Desert Kingdom of the Muse

Amid the sweeping golden sands, the Muse resides in her desert kingdom. In a palmyra-filled oasis, she can be found in tents made of dyed sheep's wool. Under the fecund full moon, she sits cross-legged on a rug beside the fire, sipping bitter black coffee. The Muse is in a jetblack abbayya, that covers her to her golden-jeweled wrists and her henna-covered hands stretch out from its black sleeves. Sequins adorn her cloak, and the sequins sparkle like the stars above her. Her honey-date colored eyes are lined in black kohl, and peer out from behind the black veil. Her black hair peeks out from under the black crape, and a braid falls down her back.

The multitude of stars shine above, and feel as numerous as the sands below her. Her beduin guards sit next to her; their desert songs fill the air as they are carried by the night winds, and the beat of the coffee mortar supplies the simple rhythm.

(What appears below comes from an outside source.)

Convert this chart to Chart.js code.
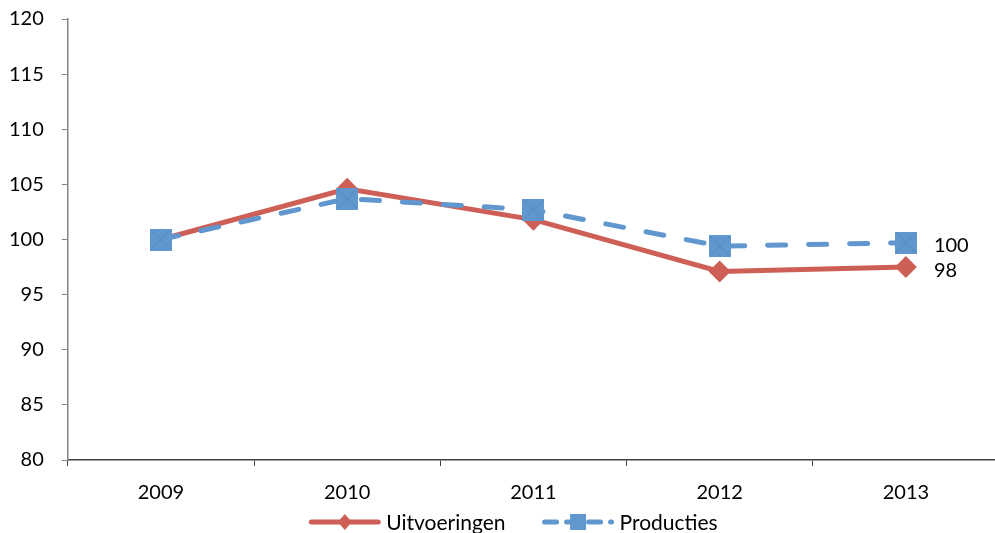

Her camels' cargo is laden with ink and ideas, as her caravan makes its way slowly from oasis to oasis. She has no time for the cities being built in the sands; the Muse knows that the sands will one day retake them like so many other desert cities that were forgotten.

It was the Muse that filled the Nabateans with the radiant pink and peach dreams to carve their stone capital Petra, and then hid it behind a veil of sand for two millennia. She is the one who fills the pilgrims with perseverance as they trod on their long journey.

But take heed, my children, for the Princess of Fear holds a mighty empire here. From a desert fortress, she stares out over her vast terrain and her minion of followers. She poisons the minds with ignorance and arrogance. I hear her vile words pouring from the mouths of too many good people. Some days, it leaves me feeling so hollow to hear her plagued ideas brandished like swords, and I feel this sword cutting on both sides of the divide. It makes my heart hurt and fills me with anguish that I can hardly decribe.

The Princess of Fear helped cut down King Abdullah as he made his ways to his prayers, as his grandson and future regent Hussein stared on. She punished Anwar Sadat's courage with a hail of bullets. She is the one who stokes the fire of the mobs; she is the martyrs' false courage.

The Queen of the Muse and the Princess of Fear are locked in an eternal clash across these lands, and it is a battle I'm afraid the the Princess of Fear may have the upper hand. The Muse illuminates the desert with her knowledge, but I fear her sun is at its eclipse, and everything is becoming dark. But in the holiest of holy lands, hope springs forever eternal and will remain there to light even the darkest hour. From the pages of Leo Africanus, the Muse left a little note and a tidbit of truth that I will end on:

"When you were a child, didn't you speak out the truth that the oldest ones kept secret? Well, you were right then. You must find the time of innocence in yourself again, because that was also the time of courage."